The learning profile demonstrates how a candidate learns and communicates in a functional way. Prior to presenting their learning profile, candidates should establish:

  • whether they are primarily a visual, auditory or kinesthetic learner.
  • their aptitudes (based on Gardner’s theory of multiple intelligences), for instance, whether they have higher mathematical or artistic intelligence, etc.
  • whether they have more of a systemic or empathic index – in the first case, they are able to manage, record and memorise information whilst in the other, they are a communicative type of candidate, suitable for sales positions, negotiations, etc.
  • the methodology they use in data processing, research and analysis.
  • what their viewpoint on project-based learning and study is.
  • how they view regular formative assessment and self-evaluation which contribute to the attainment of specific goals and growth.
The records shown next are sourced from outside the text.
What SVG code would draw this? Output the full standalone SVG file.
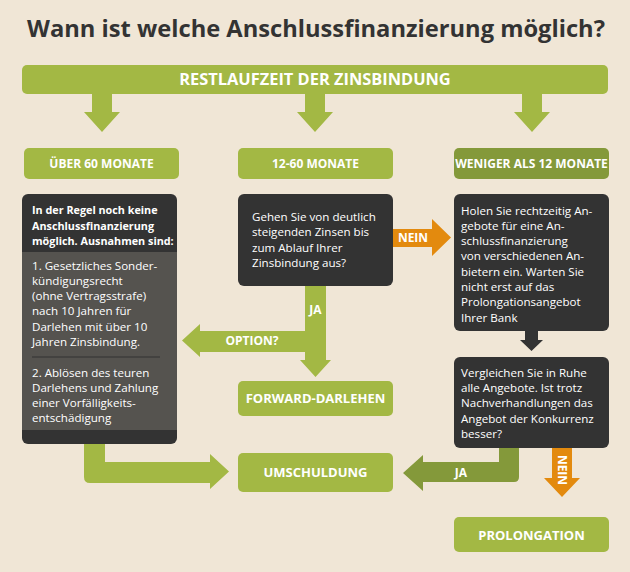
<svg xmlns="http://www.w3.org/2000/svg" width="630" height="572" viewBox="0 0 630 572">
<style>
.title{font-family:"Open Sans","Liberation Sans",sans-serif;font-weight:bold;font-size:23.7px;fill:#333333}
.hd{font-family:"Open Sans","Liberation Sans",sans-serif;font-weight:bold;font-size:12px;fill:#ffffff;text-anchor:middle}
.big{font-family:"Open Sans","Liberation Sans",sans-serif;font-weight:bold;font-size:13px;fill:#ffffff;text-anchor:middle}
.bar{font-family:"Open Sans","Liberation Sans",sans-serif;font-weight:bold;font-size:16.4px;fill:#ffffff;text-anchor:middle}
.bd{font-family:"Open Sans","Liberation Sans",sans-serif;font-size:11.6px;fill:#ffffff}
.bdb{font-family:"Open Sans","Liberation Sans",sans-serif;font-weight:bold;font-size:10.8px;fill:#ffffff}
.lbl{font-family:"Open Sans","Liberation Sans",sans-serif;font-weight:bold;font-size:12px;fill:#ffffff;text-anchor:middle}
.g{fill:#a3b844}
.dg{fill:#84993a}
.dk{fill:#333333}
.or{fill:#e38a0e}
</style>
<rect width="630" height="572" fill="#f0e6d6"/>
<text class="title" x="316" y="37" text-anchor="middle">Wann ist welche Anschlussfinanzierung möglich?</text>

<g id="connectors">
  <polygon class="g" points="92,92 112,92 112,112 120,112 102,132 84,112 92,112"/>
  <polygon class="g" points="305,92 325,92 325,112 333,112 315,132 297,112 305,112"/>
  <polygon class="g" points="522,92 542,92 542,112 550,112 532,132 514,112 522,112"/>
  <polygon class="or" points="393,229 432,229 432,219 451,237.5 432,256 432,247 393,247"/>
  <text class="lbl" x="413" y="242">NEIN</text>
  <polygon class="g" points="305,286 326,286 326,360 331,360 315.5,377 300,360 305,360 305,352 200,352 200,357 182,340.5 200,324 200,331 305,331"/>
  <text class="lbl" x="315.5" y="314">JA</text>
  <text class="lbl" x="252" y="345">OPTION?</text>
  <polygon class="dk" points="525,330 538,330 538,340 543,340 531.5,351 520,340 525,340"/>
  <path class="dg" d="M499,447 L519,447 L519,477 Q519,482 514,482 L423,482 L423,491 L403,473 L423,455 L423,462 L499,462 Z"/>
  <text class="lbl" x="461" y="477">JA</text>
  <polygon class="or" points="552,447 572,447 572,478 580,478 562,497 544,478 552,478"/>
  <text class="lbl" transform="translate(562,470) rotate(90)" x="0" y="4">NEIN</text>
  <path class="g" d="M84,443 L105,443 L105,462 L210,462 L210,454 L229,471.5 L210,489 L210,483 L90,483 Q84,483 84,477 Z"/>
</g>

<g id="bar">
  <rect class="g" x="22" y="65" width="586" height="29" rx="5"/>
  <text class="bar" x="315" y="85">RESTLAUFZEIT DER ZINSBINDUNG</text>
</g>

<g id="h-ueber60">
  <rect class="g" x="24" y="148" width="155" height="31" rx="5"/>
  <text class="hd" x="101.5" y="168">ÜBER 60 MONATE</text>
</g>
<g id="h-12-60">
  <rect class="g" x="238" y="148" width="155" height="31" rx="5"/>
  <text class="hd" x="315.5" y="168">12-60 MONATE</text>
</g>
<g id="h-weniger12">
  <rect class="dg" x="454" y="148" width="155" height="31" rx="5"/>
  <text class="hd" x="531.5" y="168">WENIGER ALS 12 MONATE</text>
</g>

<g id="left-box">
  <rect class="dk" x="22" y="194" width="155" height="250" rx="6"/>
  <rect x="22" y="252" width="155" height="178" fill="#55534f"/>
  <line x1="32" y1="357" x2="160" y2="357" stroke="#333333" stroke-width="1"/>
  <text class="bdb" x="32" y="214">In der Regel noch keine</text>
  <text class="bdb" x="32" y="229.5">Anschlussfinanzierung</text>
  <text class="bdb" x="32" y="245">möglich. Ausnahmen sind:</text>
  <text class="bd" x="32" y="269.5">1. Gesetzliches Sonder-</text>
  <text class="bd" x="32" y="284.8">kündigungsrecht</text>
  <text class="bd" x="32" y="300.1">(ohne Vertragsstrafe)</text>
  <text class="bd" x="32" y="315.4">nach 10 Jahren für</text>
  <text class="bd" x="32" y="330.7">Darlehen mit über 10</text>
  <text class="bd" x="32" y="346">Jahren Zinsbindung.</text>
  <text class="bd" x="32" y="376.5">2. Ablösen des teuren</text>
  <text class="bd" x="32" y="391.8">Darlehens und Zahlung</text>
  <text class="bd" x="32" y="407.1">einer Vorfälligkeits-</text>
  <text class="bd" x="32" y="422.4">entschädigung</text>
</g>

<g id="mid-box">
  <rect class="dk" x="238" y="194" width="155" height="92" rx="6"/>
  <text class="bd" x="252" y="220.5">Gehen Sie von deutlich</text>
  <text class="bd" x="252" y="236">steigenden Zinsen bis</text>
  <text class="bd" x="252" y="251.5">zum Ablauf Ihrer</text>
  <text class="bd" x="252" y="267">Zinsbindung aus?</text>
</g>

<g id="right-box">
  <rect class="dk" x="454" y="194" width="155" height="137" rx="6"/>
  <text class="bd" x="461" y="214.5">Holen Sie rechtzeitig An-</text>
  <text class="bd" x="461" y="229.8">gebote für eine An-</text>
  <text class="bd" x="461" y="245.1">schlussfinanzierung</text>
  <text class="bd" x="461" y="260.4">von verschiedenen An-</text>
  <text class="bd" x="461" y="275.7">bietern ein. Warten Sie</text>
  <text class="bd" x="461" y="291">nicht erst auf das</text>
  <text class="bd" x="461" y="306.3">Prolongationsangebot</text>
  <text class="bd" x="461" y="321.6">Ihrer Bank</text>
</g>

<g id="compare-box">
  <rect class="dk" x="454" y="357" width="155" height="91" rx="6"/>
  <text class="bd" x="461" y="376.5">Vergleichen Sie in Ruhe</text>
  <text class="bd" x="461" y="391.9">alle Angebote. Ist trotz</text>
  <text class="bd" x="461" y="407.3">Nachverhandlungen das</text>
  <text class="bd" x="461" y="422.7">Angebot der Konkurrenz</text>
  <text class="bd" x="461" y="438.1">besser?</text>
</g>

<g id="forward">
  <rect class="g" x="238" y="381" width="155" height="35" rx="5"/>
  <text class="big" x="315.5" y="403">FORWARD-DARLEHEN</text>
</g>
<g id="umschuldung">
  <rect class="g" x="238" y="453" width="155" height="39" rx="5"/>
  <text class="big" x="315.5" y="477">UMSCHULDUNG</text>
</g>
<g id="prolongation">
  <rect class="g" x="454" y="517" width="155" height="35" rx="5"/>
  <text class="big" x="531.5" y="539.5">PROLONGATION</text>
</g>
</svg>
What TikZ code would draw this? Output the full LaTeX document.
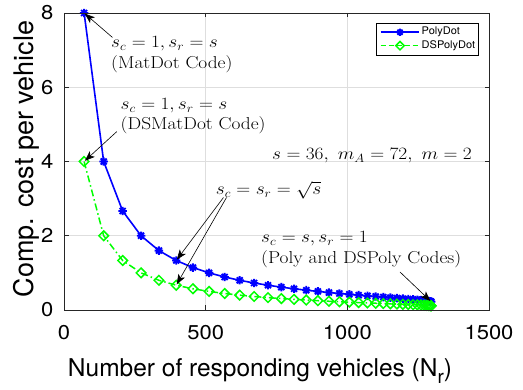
\documentclass[tikz,border=0pt]{standalone}
\usepackage{fontspec}
\setsansfont{TeX Gyre Heros}
\usetikzlibrary{arrows.meta}

\definecolor{axisgray}{gray}{0.15}
\definecolor{gridgray}{gray}{0.87}

\newcommand\tickfont{\sffamily\fontsize{20}{24}\selectfont}
\newcommand\axlabfont{\sffamily\fontsize{27}{32}\selectfont}
\newcommand\xlabfont{\sffamily\fontsize{24.5}{29}\selectfont}
\newcommand\legfont{\sffamily\fontsize{10.5}{12}\selectfont}
\newcommand\notefont{\fontsize{17.28}{20}\selectfont}

% eight-ray asterisk marker
\pgfdeclareplotmark{starmark}{%
  \pgfpathmoveto{\pgfqpoint{-\pgfplotmarksize}{0pt}}%
  \pgfpathlineto{\pgfqpoint{\pgfplotmarksize}{0pt}}%
  \pgfpathmoveto{\pgfqpoint{0pt}{-\pgfplotmarksize}}%
  \pgfpathlineto{\pgfqpoint{0pt}{\pgfplotmarksize}}%
  \pgfpathmoveto{\pgfpoint{-0.707\pgfplotmarksize}{-0.707\pgfplotmarksize}}%
  \pgfpathlineto{\pgfpoint{0.707\pgfplotmarksize}{0.707\pgfplotmarksize}}%
  \pgfpathmoveto{\pgfpoint{-0.707\pgfplotmarksize}{0.707\pgfplotmarksize}}%
  \pgfpathlineto{\pgfpoint{0.707\pgfplotmarksize}{-0.707\pgfplotmarksize}}%
  \pgfusepathqstroke}
% open diamond marker
\pgfdeclareplotmark{diamondmark}{%
  \pgfpathmoveto{\pgfqpoint{0pt}{\pgfplotmarksize}}%
  \pgfpathlineto{\pgfqpoint{\pgfplotmarksize}{0pt}}%
  \pgfpathlineto{\pgfqpoint{0pt}{-\pgfplotmarksize}}%
  \pgfpathlineto{\pgfqpoint{-\pgfplotmarksize}{0pt}}%
  \pgfpathclose
  \pgfusepathqstroke}

\tikzset{
  gridline/.style={gridgray, line width=0.6pt},
  axisline/.style={axisgray, line width=0.7pt},
  polyline/.style={blue, line width=1.6pt, mark=starmark, mark size=4.2pt,
    mark options={line width=1.9pt}},
  dsline/.style={green, line width=1.5pt, dash pattern=on 7pt off 3pt on 1.5pt off 3pt,
    mark=diamondmark, mark size=4.8pt, mark options={solid}},
  ticklabel/.style={font=\tickfont, inner sep=0pt, xscale=1.1},
  axislabel/.style={font=\axlabfont, inner sep=0pt},
  note/.style={font=\notefont, inner sep=0pt, anchor=base west, xscale=1.12},
  notearrow/.style={black, line width=0.6pt, -{Stealth[length=10pt,width=7.5pt,inset=2.5pt]}, shorten >=1pt},
  legtext/.style={font=\legfont, inner sep=0pt, anchor=west, xscale=1.05},
}

\begin{document}
\begin{tikzpicture}[x=1pt, y=1pt]
\useasboundingbox (0,0) rectangle (523,390);

% plotting frame: N_r from 0 to 1500, cost from 0 to 8
\begin{scope}[shift={(64pt,80pt)}, x=0.283333pt, y=37.125pt]
  % grid
  \foreach \n in {500,1000} \draw[gridline] (\n,0) -- (\n,8);
  \foreach \c in {2,4,6} \draw[gridline] (0,\c) -- (1500,\c);

  % data: s_c = k, N_r = 72k - k^2, cost 8/k and 4/k
  \draw[polyline] plot[domain=1:36, samples=36] ({72*\x-\x*\x},{8/\x});
  \draw[dsline] plot[domain=1:36, samples=36] ({72*\x-\x*\x},{4/\x});

  \coordinate (pA) at (71,8);
  \coordinate (qA) at (71,4);
  \coordinate (pB) at (396,8/6);
  \coordinate (qB) at (396,4/6);
  \coordinate (pC) at (1296,8/36);

  % box and ticks
  \draw[axisline] (0,0) rectangle (1500,8);
  \foreach \n in {0,500,1000,1500} {
    \draw[axisline] (\n,0) -- ++(0,4.5pt);
    \draw[axisline] (\n,8) -- ++(0,-4.5pt);
    \node[ticklabel] (xt\n) at (\n,0) [yshift=-23pt] {\n};
  }
  \foreach \c in {0,2,4,6,8} {
    \draw[axisline] (0,\c) -- ++(4.5pt,0);
    \draw[axisline] (1500,\c) -- ++(-4.5pt,0);
    \node[ticklabel, anchor=east] (yt\c) at (0,\c) [xshift=-9.5pt] {\c};
  }
\end{scope}

% axis labels
\node[axislabel, font=\xlabfont, anchor=base] (xlab) at (260,13.5)
  {Number of responding vehicles (N\raisebox{-7.5pt}{\fontsize{19}{22}\selectfont r})};
\node[axislabel, anchor=base, rotate=90] (ylab) at (33.5,231) {Comp. cost per vehicle};

% legend
\draw[black, line width=0.5pt, fill=white] (376,335) rectangle (478,367);
\coordinate (la) at (380.5,357.7);
\coordinate (lb) at (419,357.7);
\coordinate (lc) at (380.5,344.3);
\coordinate (ld) at (419,344.3);
\draw[polyline, mark=none] (la) -- (lb);
\draw[polyline, mark size=3.6pt] plot coordinates {(400,357.7)};
\draw[dsline, mark=none, dash pattern=on 5pt off 3pt] (lc) -- (ld);
\draw[dsline, mark size=4.2pt] plot coordinates {(400,344.3)};
\node[legtext] (leg1) at (421.5,357.7) {PolyDot};
\node[legtext] (leg2) at (421.5,344.3) {DSPolyDot};

% annotations
\node[note] (n1a) at (111,342) {$s_c=1, s_r=s$};
\node[note] (n1b) at (111,321) {(MatDot Code)};
\coordinate (t1) at (112.5,352.5);
\draw[notearrow] (t1) -- (pA);

\node[note] (n2a) at (120.5,280) {$s_c=1, s_r=s$};
\node[note] (n2b) at (120.5,260) {(DSMatDot Code)};
\coordinate (t2) at (116.7,258.3);
\draw[notearrow] (t2) -- (qA);

\node[note] (n3) at (272,230.5) {$s=36,\ m_A=72,\ m=2$};

\node[note] (n4) at (215.7,195) {$s_c=s_r=\sqrt{s}$};
\coordinate (t4a) at (223.5,192.5);
\coordinate (t4b) at (226.5,192.5);
\draw[notearrow] (t4a) -- (pB);
\draw[notearrow] (t4b) -- (qB);

\node[note] (n5a) at (261,147) {$s_c=s, s_r=1$};
\node[note] (n5b) at (261,126.5) {(Poly and DSPoly Codes)};
\coordinate (t5) at (400,118);
\draw[notearrow] (t5) -- (pC);
\end{tikzpicture}
\end{document}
Regarding skills profiles, candidates should clearly state their formal qualifications, in other words, their degrees and certifications. However, there are other important traits belonging to the wide sphere of formal qualifications which should be reflected in their curriculum vitae and in the interview process, including:

  • rhetorical ability and capacity to present ideas and facts.
  • intercultural intelligence, that is, whether they have travelled or collaborated with people from other countries and cultures.
  • voluntary work.
  • computational intelligence – how one understands the function of cost centres and the realisation that candidates will occupy jobs in the future that ultimately constitute cost centres.
  • ingenuity and design mindset – a focus on finding solutions to problems rather than simply analyzing them.
  • suitability for managerial, supervisory or operational roles (see αriston news 7).
  • the extent to which a candidate is committed to lifelong learning.